Поступила в пединститут. Обрадовалась, дурочка: наконец-то вырвалась! Но в общаге то же самое: водка, безденежье и серость. Да и от мысли, что через пять лет в родную школу возвращаться, где с каждым годом за парты садится все больше детей алкоголиков, страшно делалось. Песня, помнишь, была в те годы популярна: «Куба далека — Куба рядом…» Она и оказалась рядом, хе-хе, ближе некуда: в моей койке. Хорхе был самый лучший диск-жокей в институте; слушали с ним рок, джаз, травку курили — балдели.

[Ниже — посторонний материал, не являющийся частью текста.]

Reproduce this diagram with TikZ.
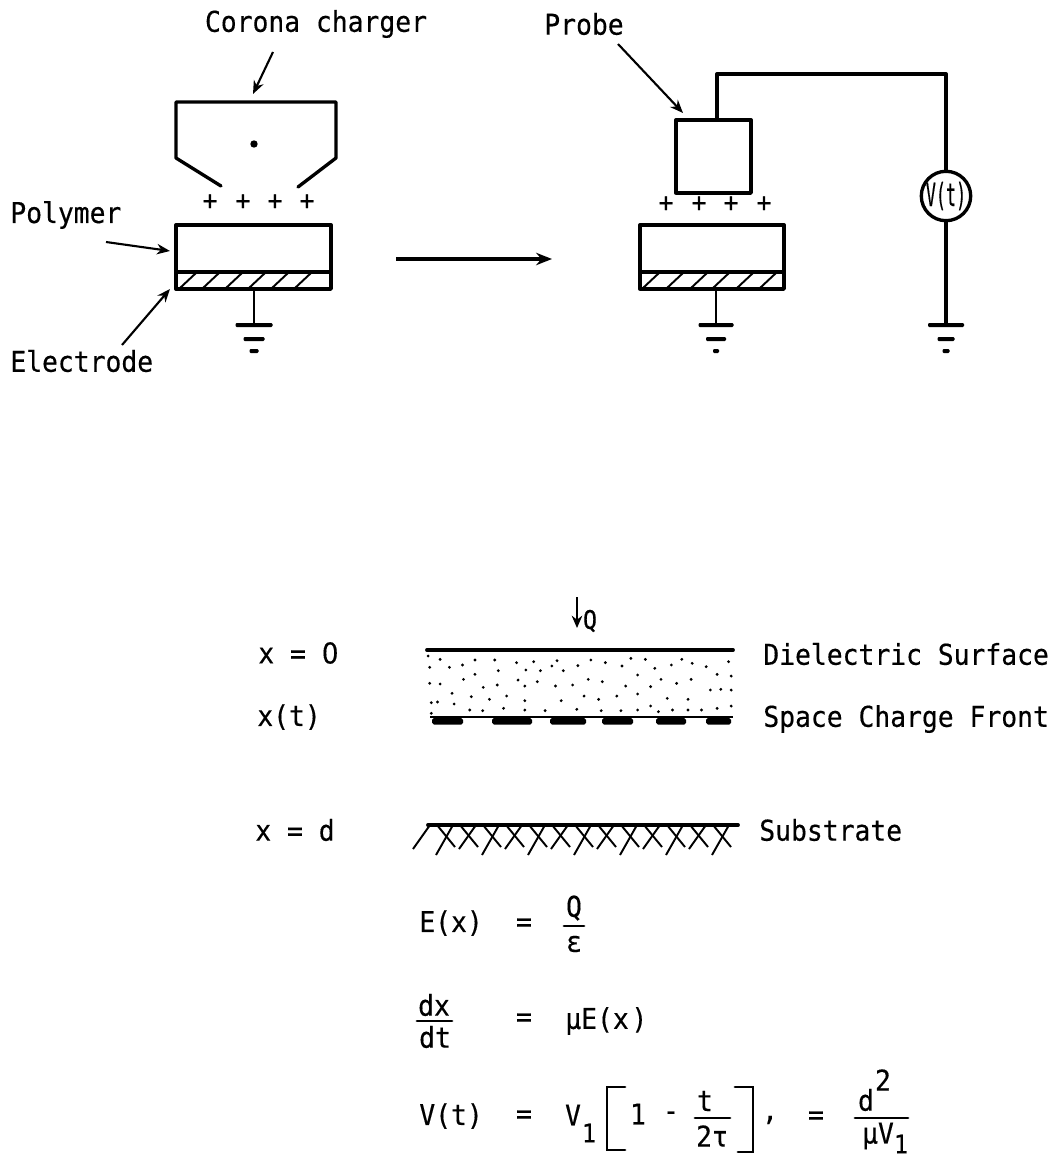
\documentclass[tikz,border=0pt]{standalone}
\usepackage{fontspec}
\setmainfont[FakeStretch=0.92,FakeBold=0.35]{DejaVu Sans Mono}
\newfontfamily\zerofont[FakeStretch=0.92,FakeBold=0.35]{DejaVu Sans}
\usetikzlibrary{arrows.meta,fit}
\tikzset{
  lbl/.style={inner sep=0pt,font=\fontsize{16.3}{19}\selectfont},
  small/.style={inner sep=0pt,font=\fontsize{14.5}{17}\selectfont},
  thick line/.style={line width=1.9pt,line cap=round,line join=round},
  mid line/.style={line width=1.6pt,line cap=round},
  thin line/.style={line width=1.1pt},
  pointer/.style={line width=1.2pt,-{Stealth[length=7.5pt,width=6pt]}},
  boxfit/.style={draw,thick line,inner sep=0pt,rectangle},
  plusmark/.style={inner sep=0pt,font=\fontsize{15}{18}\selectfont},
  dotmark/.style={fill=black,circle,inner sep=0pt,minimum size=1.6pt},
}
\newcommand{\groundsym}[4]{%
  \fill[black,rounded corners=0.6pt] (#1-#2,323) rectangle (#1+#2,327);
  \fill[black,rounded corners=0.6pt] (#1-#3,337) rectangle (#1+#3,341);
  \fill[black,rounded corners=0.6pt] (#1-#4,349) rectangle (#1+#4,353);
}
\begin{document}
\begin{tikzpicture}[x=0.02cm,y=-0.02cm]
\useasboundingbox (0,0) rectangle (1051,1159);
\fill[white] (0,0) rectangle (1051,1159);

% --- left set-up
\node[lbl,anchor=center] (corona) at (316,24) {Corona charger};
\coordinate (coronaA) at (273,52);
\coordinate (coronaB) at (253,94);
\draw[pointer] (coronaA) -- (coronaB);
\draw[thick line] (221,186) -- (176,158) -- (176,102) -- (336,102) -- (336,158) -- (298,187);
\node[dotmark,minimum size=4.2pt] (wire) at (254,144) {};
\foreach \x/\n in {210/a,243/b,275/c,307/d}{\node[plusmark] (pl\n) at (\x,202) {+};}
\node[lbl,anchor=west] (polymer) at (10,215) {Polymer};
\coordinate (polyA) at (106,242);
\coordinate (polyB) at (170,251);
\draw[pointer] (polyA) -- (polyB);
\node[boxfit,fit={(176,225)(331,289)}] (film1) {};
\draw[thick line] (176,272) -- (331,272);
\foreach \x in {180,203,226,249,272,295}{\draw[thin line] (\x,288) -- (\x+16,273);}
\node[lbl,anchor=west] (electrode) at (10,361) {Electrode};
\coordinate (elA) at (122,345);
\coordinate (elB) at (170,289);
\draw[pointer] (elA) -- (elB);
\coordinate (g1) at (254,325);
\draw[mid line] (film1.south -| g1) -- (g1);
\groundsym{254}{18.5}{10.5}{4.5}

% --- main arrow
\coordinate (mainA) at (396,259);
\coordinate (mainB) at (552,259);
\draw[line width=1.8pt,-{Stealth[length=9pt,width=7pt]}] (mainA) -- (mainB);

% --- right set-up
\node[lbl,anchor=center] (probelabel) at (584,24) {Probe};
\coordinate (prA) at (618,44);
\coordinate (prB) at (683,113);
\draw[pointer] (prA) -- (prB);
\node[boxfit,fit={(676,120)(751,193)}] (probe) {};
\foreach \x/\n in {666/a,699/b,731/c,764/d}{\node[plusmark] (qu\n) at (\x,204) {+};}
\node[boxfit,fit={(640,225)(784,289)}] (film2) {};
\draw[thick line] (640,272) -- (784,272);
\foreach \x in {643,667,691,713,737,760}{\draw[thin line] (\x,288) -- (\x+16,273);}
\coordinate (g2) at (716,325);
\draw[mid line] (film2.south -| g2) -- (g2);
\groundsym{716}{17.5}{10}{3}
\node[circle,draw,thick line,minimum size=27pt,inner sep=0pt] (meter) at (946,196) {\fontsize{14}{16}\selectfont\scalebox{0.74}[1.3]{V(t)}};
\coordinate (top) at (946,74);
\coordinate (g3) at (946,325);
\draw[thick line] (717,120) -- (717,74) -- (top) -- (meter.north);
\draw[thick line] (meter.south) -- (g3);
\groundsym{946}{18}{8.5}{3.5}

% --- lower figure
\coordinate (qA) at (577,597);
\coordinate (qB) at (577,628);
\draw[line width=1.2pt,-{Stealth[length=7pt,width=6pt]}] (qA) -- (qB);
\node[small,anchor=center] (qlabel) at (590,621) {Q};
\node[lbl,anchor=west] (x0) at (258,653) {x = {\zerofont 0}};
\node[lbl,anchor=west] (xt) at (257,717) {x(t)};
\node[lbl,anchor=west] (xd) at (255,830) {x = d};
\node[lbl,anchor=west] (ds) at (763,654) {Dielectric Surface};
\node[lbl,anchor=west] (sc) at (763,719) {Space Charge Front};
\node[lbl,anchor=west] (sb) at (759,830) {Substrate};
\draw[line width=2.2pt,line cap=round] (427,650) -- (733,650);
\draw[line width=0.9pt] (430,717) -- (733,717);
\foreach \a/\b in {432/463,492/532,550/586,602/633,656/686,706/731}{
  \fill[black,rounded corners=1pt] (\a,718) rectangle (\b,724.5);
}
\foreach \zx/\zy in {362/228,385/238,452/240,490/240,532/248,565/245,610/242,675/240,703/248,752/235,780/238,850/238,870/250,940/245,
 365/262,403/262,428/255,452/283,497/272,550/270,578/272,600/258,622/272,650/257,735/258,765/285,798/265,830/255,897/260,918/283,945/288,
 365/310,385/312,430/298,468/322,495/315,535/300,548/318,572/305,607/318,640/315,670/298,697/305,742/318,790/320,810/298,840/310,868/298,905/330,925/328,945/330,
 408/340,445/350,480/358,513/348,548/362,618/362,662/348,690/358,725/348,765/342,822/355,862/358,
 368/368,380/366,412/372,442/390,467/392,507/385,548/390,587/392,648/388,695/392,733/392,765/390,790/378,805/395,832/390,862/390,888/390,918/385,945/378,368/400}{
  \fill[black] ({240+\zx/1.924},{580+\zy/3}) circle (0.9pt);
}
\draw[line width=2.2pt,line cap=round] (428,825) -- (738,825);
\foreach \i in {0,...,13}{
  \pgfmathsetmacro{\tx}{430+23*\i}
  \pgfmathsetmacro{\by}{mod(\i,2)==0 ? 849 : 855}
  \draw[thin line] (\tx,825) -- (\tx-17,\by);
  \ifnum\i>0 \draw[thin line] (\tx-16,825) -- (\tx+2,847); \fi
}

% --- equations
\node[lbl,anchor=west] (e1) at (419,923) {E(x)};
\node[lbl] (e1eq) at (524,925) {=};
\node[lbl] (e1n) at (574,908) {Q};
\draw[mid line] (564,926) -- (584,926);
\node[lbl] (e1d) at (574,944) {ε};
\node[lbl] (e2n) at (434,1005) {dx};
\draw[mid line] (417,1021) -- (452,1021);
\node[lbl] (e2d) at (435,1037) {dt};
\node[lbl] (e2eq) at (524,1020) {=};
\node[lbl,anchor=west] (e2r) at (565,1021) {µE(x\hspace{1.5pt})};
\node[lbl,anchor=west] (e3) at (419,1116) {V(t)};
\node[lbl] (e3eq) at (524,1117) {=};
\node[lbl] (v) at (573,1115) {V};
\node[small] (vs) at (589,1133) {1};
\draw[mid line] (625,1087) -- (607,1087) -- (607,1150) -- (625,1150);
\node[lbl] (one) at (638,1114) {1};
\node[lbl] (minus) at (671,1116) {-};
\node[lbl] (tn) at (705,1101) {t};
\draw[mid line] (695,1118) -- (730,1118);
\node[lbl] (td) at (712,1136) {2τ};
\draw[mid line] (735,1087) -- (753,1087) -- (753,1152) -- (738,1152);
\node[lbl] (comma) at (770,1120) {,};
\node[lbl] (e4eq) at (816,1118) {=};
\node[lbl] (dn) at (866,1100) {d};
\node[lbl] (dp) at (883,1080) {2};
\draw[mid line] (855,1118) -- (908,1118);
\node[lbl] (dd) at (878,1136) {µV};
\node[small] (ds1) at (901,1144) {1};
\end{tikzpicture}
\end{document}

Ну, а что был он черным аж до синевы… да хоть бы и зеленым в крапинку, только б не классическое трио белорусской женщины с рабочей окраины: водка, побои, матерщина. Когда спохватилась, что забеременела, все сроки были пропущены. Ну что, одолжила денег, сунула врачихе на лапу, та пообещала сделать аборт, положила меня в отделение, а сама на работу не вышла. Меня уже в операционную привезли, маску дали, уплываю я, значит, и вдруг слышу рев врача: «А эта, мать ее так, что здесь делает? Ей же рожать скоро!» Сразу не выгнали, оставили до утра в коридоре — отлежаться после наркоза. Лежу, рыдаю. Тот врач, что аборт мне делать отказался, как раз в ночь дежурил. Надоело ему, видно, слушать, как я скулю, а может, пожалел. «Успокойтесь, женщина. Если уж это дитя такое нежеланное на свете, зачем ему жить? Я вам сделаю. Завтра найдите меня». Всю ночь над его словами размышляла, а утром отыскала того врача, чтоб сказать: спасибо, не надо.

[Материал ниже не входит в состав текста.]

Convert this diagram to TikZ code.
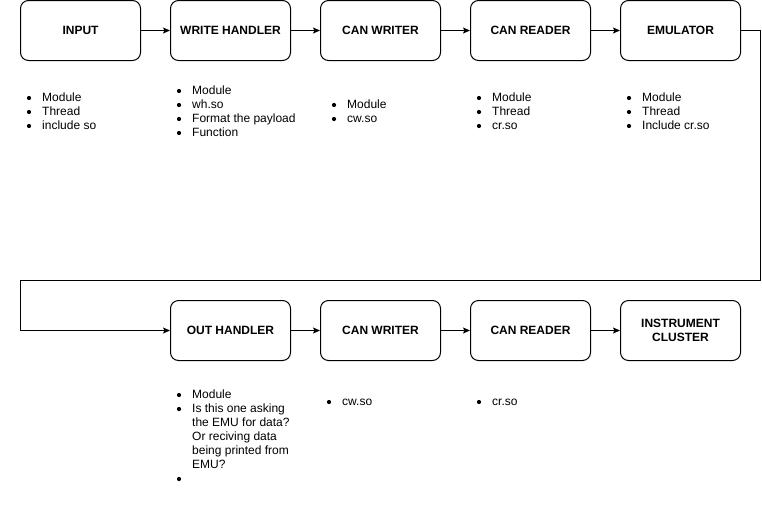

В роддоме сразу же слухи поползли: родилась моя Катюха с темным пятнышком на попке. Одна студентка, что вместе со мной лежала, от ребенка своего отказывалась — обычного, белого; юристка от ее кровати сразу ко мне направилась: «Пиши, что отказываешься от своей черножопой, чтоб мне сюда два раза не бегать». Я ту юристку на три буквы послала. Тогда в нашем институте как раз чепе случилось: студент-кубинец под поезд бросился — родители девушки не позволяли им встречаться; ректор сам в Гавану труп отвозил. Потому нам с Хорхе сразу же дали отдельную комнату в общаге, живите, мол, радуйтесь. Только радости не получалось: на улицах мне вслед камни, комья грязи швыряли, когда я с коляской на прогулку выходила. Каких только матов не наслушалась! Теперь ты понимаешь, что пути назад у меня не было: малую-то пришлось бы в сад отдавать, потом в школу. И так далее...

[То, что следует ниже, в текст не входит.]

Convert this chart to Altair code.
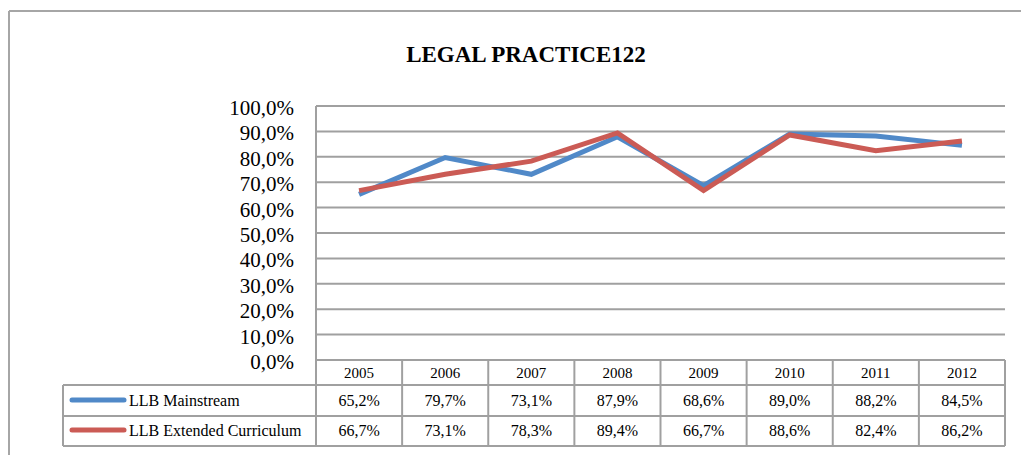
import altair as alt
import pandas as pd

# ---- data ----
years = [2005, 2006, 2007, 2008, 2009, 2010, 2011, 2012]
series_names = ["LLB Mainstream", "LLB Extended Curriculum"]
mainstream = [65.2, 79.7, 73.1, 87.9, 68.6, 89.0, 88.2, 84.5]
extended = [66.7, 73.1, 78.3, 89.4, 66.7, 88.6, 82.4, 86.2]
series_colors = ["#5089C8", "#CB5B55"]
title_text = "LEGAL PRACTICE122"
y_ticks = [0, 10, 20, 30, 40, 50, 60, 70, 80, 90, 100]

# ---- layout (page pixel coordinates converted to view coordinates) ----
W, H = 689, 254
X0, Y0 = 316, 106


def px(v):
    return v - X0


def py(v):
    return v - Y0


FONT = "Liberation Serif"
LINE_GREY = "#A0A0A0"

rows = []
for name, vals in zip(series_names, [mainstream, extended]):
    for yr, v in zip(years, vals):
        rows.append({"year": yr, "series": name, "value": v})
df = pd.DataFrame(rows)
years_df = pd.DataFrame({"year": years})
ticks_df = pd.DataFrame({"tick": y_ticks})
one = pd.DataFrame({"k": [0]})

xscale = alt.Scale(domain=[2004.5, 2012.5], nice=False, zero=False)
yscale = alt.Scale(domain=[0, 100], nice=False, zero=False)
X = alt.X("year:Q", scale=xscale, axis=None)
Y = alt.Y("value:Q", scale=yscale, axis=None)
YT = alt.Y("tick:Q", scale=yscale, axis=None)

pct_value = "replace(format(datum.value, '.1f'), '.', ',') + '%'"
pct_tick = "replace(format(datum.tick, '.1f'), '.', ',') + '%'"

layers = []

# gridlines (every 10 %)
layers.append(
    alt.Chart(ticks_df)
    .mark_rule(color=LINE_GREY, strokeWidth=2)
    .encode(y=YT, x=alt.value(0), x2=alt.value(W))
)
# y tick labels
layers.append(
    alt.Chart(ticks_df)
    .transform_calculate(label=pct_tick)
    .mark_text(font=FONT, fontSize=21, align="right", baseline="middle", dy=3, color="#000000")
    .encode(y=YT, x=alt.value(-22), text="label:N")
)


def rule(x, y, x2=None, y2=None, color=LINE_GREY, width=2):
    enc = dict(x=alt.value(x), y=alt.value(y))
    if x2 is not None:
        enc["x2"] = alt.value(x2)
    if y2 is not None:
        enc["y2"] = alt.value(y2)
    return alt.Chart(one).mark_rule(color=color, strokeWidth=width).encode(**enc)


# frame
layers.append(rule(-307, py(11), x2=760, color="#A6A6A6"))
layers.append(rule(-307, py(11), y2=420, color="#A6A6A6"))

# axis line / left edge of the year columns
layers.append(rule(0, 0, y2=py(446)))
# table horizontal lines
for yy in [385, 416, 446]:
    layers.append(rule(px(63), py(yy), x2=W))
# legend column left border
layers.append(rule(px(63), py(385), y2=py(446)))

# column boundaries
layers.append(
    alt.Chart(years_df)
    .transform_calculate(edge="datum.year + 0.5")
    .mark_rule(color=LINE_GREY, strokeWidth=2)
    .encode(x=alt.X("edge:Q", scale=xscale, axis=None), y=alt.value(py(360)), y2=alt.value(py(446)))
)

# lines
for name, col in zip(series_names, series_colors):
    layers.append(
        alt.Chart(df)
        .transform_filter(alt.datum.series == name)
        .mark_line(strokeWidth=5, color=col, strokeJoin="miter")
        .encode(x=X, y=Y)
    )

# year header
layers.append(
    alt.Chart(years_df)
    .mark_text(font=FONT, fontSize=15, baseline="middle", color="#000000")
    .encode(x=X, y=alt.value(py(373)), text=alt.Text("year:Q", format="d"))
)

row_centers = [401, 431]
sdf = pd.DataFrame({"series": series_names})
for name, col, yc in zip(series_names, series_colors, row_centers):
    # values
    layers.append(
        alt.Chart(df)
        .transform_filter(alt.datum.series == name)
        .transform_calculate(label=pct_value)
        .mark_text(font=FONT, fontSize=16, baseline="middle", color="#000000")
        .encode(x=X, y=alt.value(py(yc)), text="label:N")
    )
    # legend swatch
    layers.append(
        alt.Chart(sdf)
        .transform_filter(alt.datum.series == name)
        .mark_rule(color=col, strokeWidth=5, strokeCap="round")
        .encode(x=alt.value(px(72)), x2=alt.value(px(124)), y=alt.value(py(yc - 1)))
    )
    # legend text
    layers.append(
        alt.Chart(sdf)
        .transform_filter(alt.datum.series == name)
        .mark_text(font=FONT, fontSize=16, baseline="middle", align="left", color="#000000")
        .encode(x=alt.value(px(129)), y=alt.value(py(yc)), text="series:N")
    )

# title
layers.append(
    alt.Chart(pd.DataFrame({"t": [title_text]}))
    .mark_text(font=FONT, fontSize=23, fontWeight="bold", baseline="middle", align="center", color="#000000")
    .encode(x=alt.value(px(526)), y=alt.value(py(55)), text="t:N")
)

chart = (
    alt.layer(*layers)
    .properties(
        width=W,
        height=H,
        autosize=alt.AutoSizeParams(type="none"),
        padding={"left": 308, "top": 98, "right": 16, "bottom": 95},
        background="white",
    )
    .configure_view(stroke=None)
)

chart.save("out.html", embed_options={"renderer": "svg", "actions": False})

Встретили меня здесь весьма прохладно. Мать и сестра Хорхе лезли драться, воровали еду у Катюхи. А что Хорхе, спрашиваешь? Я приехала на остров за революционером, а оказалась женой аборигена, которого сразу же по приезде поразила национальная болезнь — лень. С утра до вечера Хорхе не менял горизонтального положения: слушал музыку и поглощал пиво. Когда не оказывалось денег на пиво, переводил тело в вертикальное положение, продавал другим аборигенам что-нибудь из моих пожитков — пузырек одеколона, бусы — и вновь ложился на диван. Это длилось месяцами. Здесь никто не думает о деньгах, не вкалывает, как мы: обязательный продуктовый паек в магазине стоит копейки, а больше все равно ничего не купишь.